Wednesday, March 3, 2010
The trail of Learning
I feel like I have been following a trail of breadcrumbs left by those who have traveled this trail before me, searching for the secrets of the most magnificent animal of all. Piece by piece, [What I mean to say.. Is in the midst of the forest of life, having children, getting married, getting divorced, going through difficult relationships in between, then finally getting married again, only to discover the challenges of a mixed family, in the meantime trying to learn the language of an entirely different species as my means of gaining self fulfillment.] I am collecting crumbs of knowledge, from horses and horse people alike.
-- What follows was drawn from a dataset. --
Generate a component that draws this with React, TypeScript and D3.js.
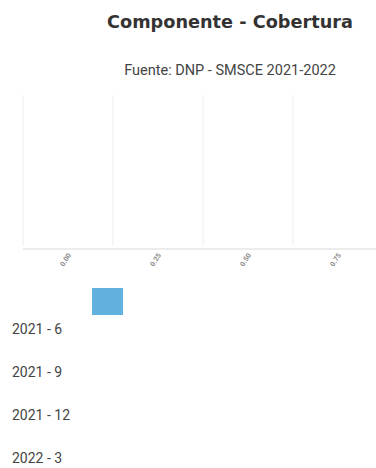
import React from "react";
import * as d3 from "d3";

const title = "Componente - Cobertura";
const subtitle = "Fuente: DNP - SMSCE 2021-2022";
const xCategories = ["0.00", "0.25", "0.50", "0.75"];
const yCategories = ["2021 - 6", "2021 - 9", "2021 - 12", "2022 - 3"];
const legendItems = ["Cobertura"];
const legendColors = ["#62b0de"];

const W = 376;
const H = 468;

export default function App() {
  const x = d3.scaleBand<string>().domain(xCategories).range([23, 383]);
  const y = d3.scaleBand<string>().domain(yCategories).range([308.5, 480.5]);
  const plotTop = 95;
  const plotBottom = 246;
  return (
    <svg
      width={W}
      height={H}
      style={{ position: "absolute", left: 0, top: 0, background: "#fff" }}
    >
      <text
        x={230}
        y={28}
        textAnchor="middle"
        fontFamily="DejaVu Sans"
        fontWeight="bold"
        fontSize={17.7}
        fill="#333"
      >
        {title}
      </text>
      <text
        x={230}
        y={75}
        textAnchor="middle"
        fontFamily="Roboto"
        fontSize={14.5}
        fill="#444"
      >
        {subtitle}
      </text>
      {xCategories.map((c) => (
        <line
          key={"g" + c}
          x1={x(c)!}
          x2={x(c)!}
          y1={plotTop}
          y2={plotBottom}
          stroke="#eeeeee"
          strokeWidth={1}
        />
      ))}
      <line x1={23} x2={376} y1={249} y2={249} stroke="#e6e6e6" strokeWidth={1.5} />
      {xCategories.map((c) => {
        const cx = x(c)! + x.bandwidth() / 2 - 2;
        return (
          <text
            key={"t" + c}
            transform={`translate(${cx},${260}) rotate(-58)`}
            textAnchor="middle"
            dominantBaseline="middle"
            fontFamily="Roboto"
            fontWeight="bold"
            fontSize={7}
            fill="#888"
          >
            {c}
          </text>
        );
      })}
      {legendItems.map((l, i) => (
        <rect
          key={l}
          x={92}
          y={288 + i * 30}
          width={31}
          height={27}
          fill={legendColors[i]}
        >
          <title>{l}</title>
        </rect>
      ))}
      {yCategories.map((c) => (
        <text
          key={c}
          x={12}
          y={y(c)! + y.bandwidth() / 2}
          dominantBaseline="middle"
          fontFamily="Roboto"
          fontSize={14}
          fill="#444"
        >
          {c}
        </text>
      ))}
    </svg>
  );
}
I would find these crumbs, sometimes, in the most unexpected places. If I set out to find a specific crumb, I would often find several completely different crumbs along the way. This could be both exciting and frustrating. On the one hand I would have gained more knowledge that would help me with other training issues, on the other hand I would be no closer to finding what I was initially looking for. It is important, however, to be open to these other trinkets of information. You never know when you are going to need them. For instance, I had been working on getting my mare Foxy, to bend first laterally, then vertically. We were trotting in a circle as I was pressing my heel into her barrel while lightly tipping her nose inside the circle and massaging the rein until she softened and gave the bend I was looking for. While doing this, I noticed when she softened she would become more collected, and as I allowed her to straighten and move forward not only did she keep her collected frame, she continued at a slower pace. This was important at the time, because she was the type of horse to get over exited and somewhat out of control in new places. Now I have that little bit of knowledge, to help her to calm down and become collected in new environments.
This has made a huge difference in her performance and our relationship. Had I not noticed this product of the flexing lesson, I would have kept on thinking her being “high” was merely a nervous issue, instead of a softness issue. Wow! What a revelation! I feel kind of fatuous now when I think of all the horses I could have helped with this little crumb. It’s like a big puzzle. When we are looking for a specific piece, sometimes we find another, but know exactly where it fits into the picture. [Life can be just this way.. Or .. We have to wait a long time before we figure out where the puzzle piece fits!]